§ **Your goal**: Could you retype the lines below, starting at the line holding "Output the Python" and stopping at the line holding "from bokeh.resources import INLINE", inclusive? Copy them exactly and drop the images.

§ **Information given**:
= = = =
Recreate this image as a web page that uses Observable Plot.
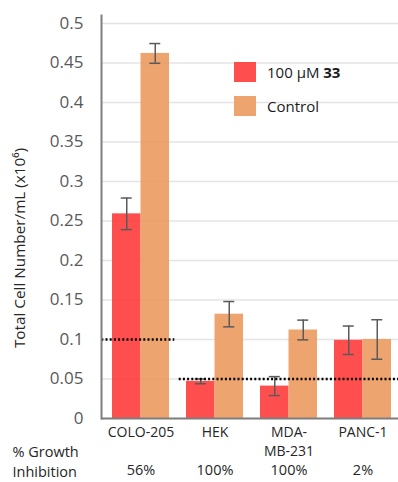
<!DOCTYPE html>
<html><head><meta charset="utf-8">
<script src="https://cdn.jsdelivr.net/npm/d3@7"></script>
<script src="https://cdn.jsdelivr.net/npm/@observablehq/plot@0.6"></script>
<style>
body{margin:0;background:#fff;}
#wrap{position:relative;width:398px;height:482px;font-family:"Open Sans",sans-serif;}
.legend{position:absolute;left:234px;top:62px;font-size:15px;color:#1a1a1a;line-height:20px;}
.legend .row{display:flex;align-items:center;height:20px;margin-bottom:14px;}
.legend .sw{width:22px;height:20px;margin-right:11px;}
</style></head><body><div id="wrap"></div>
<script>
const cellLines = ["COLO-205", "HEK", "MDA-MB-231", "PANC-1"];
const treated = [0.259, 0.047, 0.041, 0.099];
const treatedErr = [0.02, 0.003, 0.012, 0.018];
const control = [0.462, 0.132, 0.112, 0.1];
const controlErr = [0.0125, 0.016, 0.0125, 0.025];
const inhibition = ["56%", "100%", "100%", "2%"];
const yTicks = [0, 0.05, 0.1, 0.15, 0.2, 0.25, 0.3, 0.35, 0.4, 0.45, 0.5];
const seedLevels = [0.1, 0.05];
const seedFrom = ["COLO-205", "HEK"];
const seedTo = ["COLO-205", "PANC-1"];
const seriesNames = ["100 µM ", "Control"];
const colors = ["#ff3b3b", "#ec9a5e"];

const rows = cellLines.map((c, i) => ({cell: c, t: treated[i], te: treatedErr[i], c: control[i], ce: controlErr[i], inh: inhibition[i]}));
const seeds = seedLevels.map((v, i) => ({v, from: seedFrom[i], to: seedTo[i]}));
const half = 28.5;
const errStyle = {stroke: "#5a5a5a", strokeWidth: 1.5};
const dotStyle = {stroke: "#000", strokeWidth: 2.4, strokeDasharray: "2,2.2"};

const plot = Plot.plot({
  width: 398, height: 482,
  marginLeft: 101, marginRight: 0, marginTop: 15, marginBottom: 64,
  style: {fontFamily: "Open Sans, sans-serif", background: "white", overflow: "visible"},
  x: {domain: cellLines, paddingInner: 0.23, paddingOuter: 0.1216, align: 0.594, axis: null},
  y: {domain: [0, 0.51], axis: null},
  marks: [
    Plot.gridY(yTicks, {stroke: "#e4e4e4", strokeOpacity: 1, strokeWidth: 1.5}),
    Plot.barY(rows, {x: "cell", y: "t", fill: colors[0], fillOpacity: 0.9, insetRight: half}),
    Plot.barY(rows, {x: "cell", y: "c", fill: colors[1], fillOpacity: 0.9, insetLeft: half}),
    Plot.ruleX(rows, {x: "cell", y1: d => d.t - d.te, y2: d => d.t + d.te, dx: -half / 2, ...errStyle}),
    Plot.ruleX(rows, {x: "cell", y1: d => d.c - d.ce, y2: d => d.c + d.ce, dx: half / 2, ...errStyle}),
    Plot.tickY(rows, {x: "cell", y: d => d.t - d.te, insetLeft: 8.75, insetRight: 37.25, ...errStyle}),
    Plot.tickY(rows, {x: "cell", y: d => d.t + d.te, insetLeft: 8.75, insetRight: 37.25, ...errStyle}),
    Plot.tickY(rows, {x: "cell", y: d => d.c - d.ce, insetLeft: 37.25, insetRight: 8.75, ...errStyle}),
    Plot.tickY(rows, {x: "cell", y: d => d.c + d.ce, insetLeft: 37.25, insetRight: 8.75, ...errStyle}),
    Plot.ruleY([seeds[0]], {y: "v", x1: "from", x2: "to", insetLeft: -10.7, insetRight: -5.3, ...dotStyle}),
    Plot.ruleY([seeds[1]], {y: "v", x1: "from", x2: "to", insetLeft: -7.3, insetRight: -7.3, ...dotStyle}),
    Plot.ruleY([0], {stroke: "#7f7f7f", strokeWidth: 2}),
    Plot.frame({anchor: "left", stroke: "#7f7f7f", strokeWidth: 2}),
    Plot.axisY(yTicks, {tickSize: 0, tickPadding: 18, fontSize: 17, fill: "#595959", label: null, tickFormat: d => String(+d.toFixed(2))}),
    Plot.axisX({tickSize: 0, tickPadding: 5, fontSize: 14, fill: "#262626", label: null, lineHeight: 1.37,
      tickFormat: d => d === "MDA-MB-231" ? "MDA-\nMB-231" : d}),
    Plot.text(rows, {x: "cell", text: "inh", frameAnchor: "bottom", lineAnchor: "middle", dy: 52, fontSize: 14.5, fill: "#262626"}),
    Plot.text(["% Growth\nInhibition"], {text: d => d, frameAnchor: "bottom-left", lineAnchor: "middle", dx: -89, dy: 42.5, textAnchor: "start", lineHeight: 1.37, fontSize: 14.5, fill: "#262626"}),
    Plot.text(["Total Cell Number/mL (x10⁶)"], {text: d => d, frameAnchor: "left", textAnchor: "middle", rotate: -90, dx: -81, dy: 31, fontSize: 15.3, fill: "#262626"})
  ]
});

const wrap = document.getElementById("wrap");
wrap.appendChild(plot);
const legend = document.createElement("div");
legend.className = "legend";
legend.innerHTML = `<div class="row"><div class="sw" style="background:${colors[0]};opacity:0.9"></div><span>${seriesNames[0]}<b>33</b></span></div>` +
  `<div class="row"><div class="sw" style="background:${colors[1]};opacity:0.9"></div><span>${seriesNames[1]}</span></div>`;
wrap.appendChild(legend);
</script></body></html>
= = = =
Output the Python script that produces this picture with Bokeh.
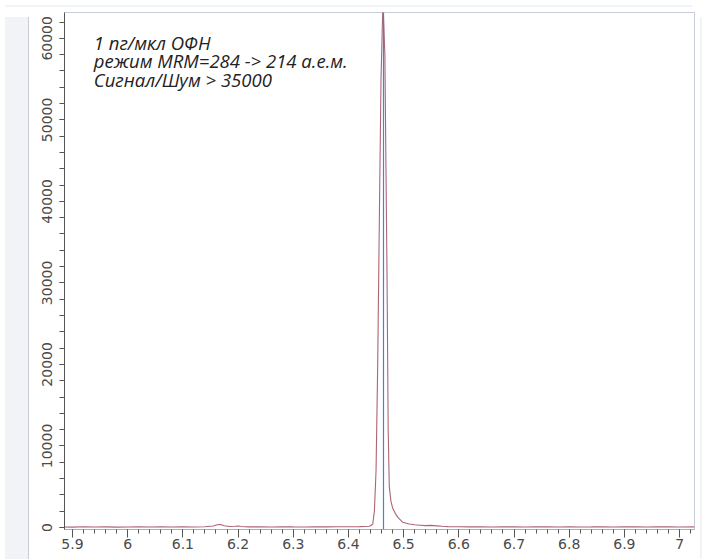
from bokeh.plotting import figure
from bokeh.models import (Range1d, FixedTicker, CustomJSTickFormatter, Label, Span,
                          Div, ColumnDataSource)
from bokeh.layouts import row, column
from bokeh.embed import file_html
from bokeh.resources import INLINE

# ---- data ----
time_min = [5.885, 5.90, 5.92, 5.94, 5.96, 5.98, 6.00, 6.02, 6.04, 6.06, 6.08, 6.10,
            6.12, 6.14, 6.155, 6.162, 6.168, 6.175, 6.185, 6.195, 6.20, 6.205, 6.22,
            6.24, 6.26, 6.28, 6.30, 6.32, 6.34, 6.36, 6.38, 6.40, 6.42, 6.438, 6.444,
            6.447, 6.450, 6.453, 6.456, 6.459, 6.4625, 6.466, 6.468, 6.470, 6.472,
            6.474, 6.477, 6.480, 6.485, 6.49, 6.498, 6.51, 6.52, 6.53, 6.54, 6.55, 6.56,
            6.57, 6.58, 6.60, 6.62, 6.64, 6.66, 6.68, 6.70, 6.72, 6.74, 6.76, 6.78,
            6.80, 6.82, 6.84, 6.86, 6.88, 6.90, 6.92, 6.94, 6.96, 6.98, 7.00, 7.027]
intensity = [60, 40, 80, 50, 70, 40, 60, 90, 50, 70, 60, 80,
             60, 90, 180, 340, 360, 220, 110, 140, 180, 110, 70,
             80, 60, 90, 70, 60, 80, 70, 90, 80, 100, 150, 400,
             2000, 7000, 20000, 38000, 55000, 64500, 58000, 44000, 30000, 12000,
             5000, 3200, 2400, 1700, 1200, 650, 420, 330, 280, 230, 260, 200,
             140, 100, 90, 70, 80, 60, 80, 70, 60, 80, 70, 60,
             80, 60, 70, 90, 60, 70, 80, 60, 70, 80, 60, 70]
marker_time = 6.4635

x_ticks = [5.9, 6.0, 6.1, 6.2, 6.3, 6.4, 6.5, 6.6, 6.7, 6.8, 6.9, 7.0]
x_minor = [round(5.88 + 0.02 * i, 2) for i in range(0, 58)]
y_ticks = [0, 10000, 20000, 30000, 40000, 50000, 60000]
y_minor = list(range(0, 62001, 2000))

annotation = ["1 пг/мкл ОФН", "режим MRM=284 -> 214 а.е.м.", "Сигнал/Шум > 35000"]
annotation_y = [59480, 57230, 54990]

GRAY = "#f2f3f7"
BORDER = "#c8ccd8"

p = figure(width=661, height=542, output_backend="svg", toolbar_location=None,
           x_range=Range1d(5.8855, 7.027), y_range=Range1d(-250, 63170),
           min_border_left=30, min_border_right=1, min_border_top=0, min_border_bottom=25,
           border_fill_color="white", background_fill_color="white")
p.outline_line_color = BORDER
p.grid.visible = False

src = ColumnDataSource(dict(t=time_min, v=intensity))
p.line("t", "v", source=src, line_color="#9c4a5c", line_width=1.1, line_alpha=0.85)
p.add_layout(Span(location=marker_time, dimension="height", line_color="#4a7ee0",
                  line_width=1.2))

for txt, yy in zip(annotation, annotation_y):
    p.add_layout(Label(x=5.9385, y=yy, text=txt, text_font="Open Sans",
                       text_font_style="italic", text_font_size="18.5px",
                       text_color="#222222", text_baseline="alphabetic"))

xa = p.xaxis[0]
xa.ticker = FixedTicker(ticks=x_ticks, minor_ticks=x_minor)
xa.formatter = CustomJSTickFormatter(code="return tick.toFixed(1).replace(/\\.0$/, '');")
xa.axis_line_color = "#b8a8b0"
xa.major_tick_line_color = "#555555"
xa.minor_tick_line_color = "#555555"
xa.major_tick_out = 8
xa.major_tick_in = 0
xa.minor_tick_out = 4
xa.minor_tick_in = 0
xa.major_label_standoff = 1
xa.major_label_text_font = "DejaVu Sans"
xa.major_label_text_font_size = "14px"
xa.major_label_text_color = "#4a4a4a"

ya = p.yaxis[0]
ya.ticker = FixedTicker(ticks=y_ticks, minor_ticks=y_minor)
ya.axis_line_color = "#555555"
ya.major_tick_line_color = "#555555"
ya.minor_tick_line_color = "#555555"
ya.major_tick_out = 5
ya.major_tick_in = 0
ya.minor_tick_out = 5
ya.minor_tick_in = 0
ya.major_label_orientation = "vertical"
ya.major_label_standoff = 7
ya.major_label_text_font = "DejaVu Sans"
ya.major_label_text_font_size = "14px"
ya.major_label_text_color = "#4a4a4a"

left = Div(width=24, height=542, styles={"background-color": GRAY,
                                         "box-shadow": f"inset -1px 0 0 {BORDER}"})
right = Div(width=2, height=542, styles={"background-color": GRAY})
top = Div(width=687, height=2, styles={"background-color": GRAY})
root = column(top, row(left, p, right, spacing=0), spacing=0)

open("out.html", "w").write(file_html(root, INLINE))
= = = =
§ **Answer to the task**:
Output the Python script that produces this picture with Bokeh.
from bokeh.plotting import figure
from bokeh.models import (Range1d, FixedTicker, CustomJSTickFormatter, Label, Span,
                          Div, ColumnDataSource)
from bokeh.layouts import row, column
from bokeh.embed import file_html
from bokeh.resources import INLINE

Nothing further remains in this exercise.